NEW YORK (TheStreet) -- What do you do when you're an iconic brand but you have sluggish sales in your core market and massive mergers are happening within your industry?
One solution is acquiring businesses in high-growth parts of your industry, and Camden, N.J.-based Campbell is already doing that. This month it agreed to buy Garden Fresh Gourmet, a manufacturer of refrigerated salsa, hummus, dips and tortilla chips. The acquisition will become a part of the Campbell Packaged Fresh division, which already includes Bolthouse Farms.
Here are three reasons why more strategic acquisitions will be good for Campbell:
They give Campbell Soup instant access to faster-growing segments. Consumers are making a massive shift toward healthier food. Gluten-free, organic and natural food products are dominating growth in the industry. This former fad is here to stay.
The Organic Trade Association reported that a record number of consumers are reading labels. They want to know the ingredients in the products they purchase at the grocery store. Sales of organic foods experienced double-digit gains last year, and the market is now worth $35 billion, according to a report from the OTA.
A recent CNBC article said that even baby boomers, who grew up on products including Campbell's soups, are becoming extremely health conscious in their food-purchasing decisions. When people buy less soup, retailers keep less in inventory. This can turn into a downward spiral, as shelf space starts to grow for the products that are resonating with American consumers.
A company like Campbell, with an iconic brand, struggling with its core product offering, has to devote more resources to strategic acquisitions to better respond to the shift in consumer taste. An aggressive merger and acquisition strategy gives Campbell instant access to newer entrants that promise healthier and more wholesome food options.
We saw General Mills (GIS) make a move by acquiring Annie's Homegrown, a big natural and organic food producer. Other players, such as Kellogg (K) and ConAgra (CAG), are in the same boat and are likely looking at some potential targets of their own.
A company such as Campbell Soup can grow only two ways: organically, through successful product launches; or through intelligent strategic acquisitions. But organic growth (no pun intended) can be difficult for big companies, because it involves conceiving and then introducing breakthrough products. Easier said than done. It's less difficult to devote more resources to acquire the companies that are already successful in the market segment that you so desperately need.

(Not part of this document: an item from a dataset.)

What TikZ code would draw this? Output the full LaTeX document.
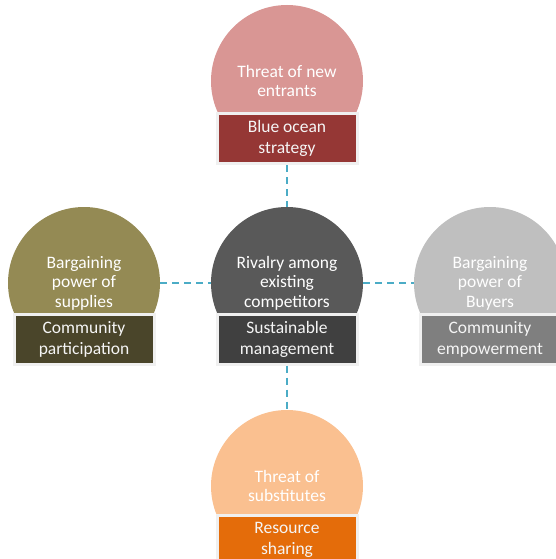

They complement the company's existing reorganization and cost-cutting plans. There's a big push in the food industry to cut costs, and Campbell has jumped on board. A major catalyst for this push has been 3G Capital. Its move to combine Heinz and Kraft Foods (KRFT) has been the biggest deal in the industry this year and created major awareness of cost-cutting initiatives. 3G Capital's model of zero-based budgeting has already been adopted internally at Campbell Soup, which says it has found ways to reduce $200 million in expenses.
But while costing-cutting is important for a company to remain competitive in the food business, too much of it can eventually cause harm. Campbell Soup will need to complement its cost-cutting strategies with an expansion into smaller specialty brands that are growing much faster than its core product line.
It's unclear whether Campbell is trying to get in shape for a race for dominance or is mirroring what the prettiest girl at the dance is looking for in a new partner.
Will the new vision and cost-cutting, combined with strategic acquisitions in high-growth brands, be enough to keep Campbell competitive as a stand-alone company? Or, is the cost reduction a strategy to improve the appearance of a company faced with some huge obstacles in an effort to attract a buyer?
It will certainly be interesting to watch this play out. Grab some gluten-free cookies and a cold glass of soy milk and enjoy the show!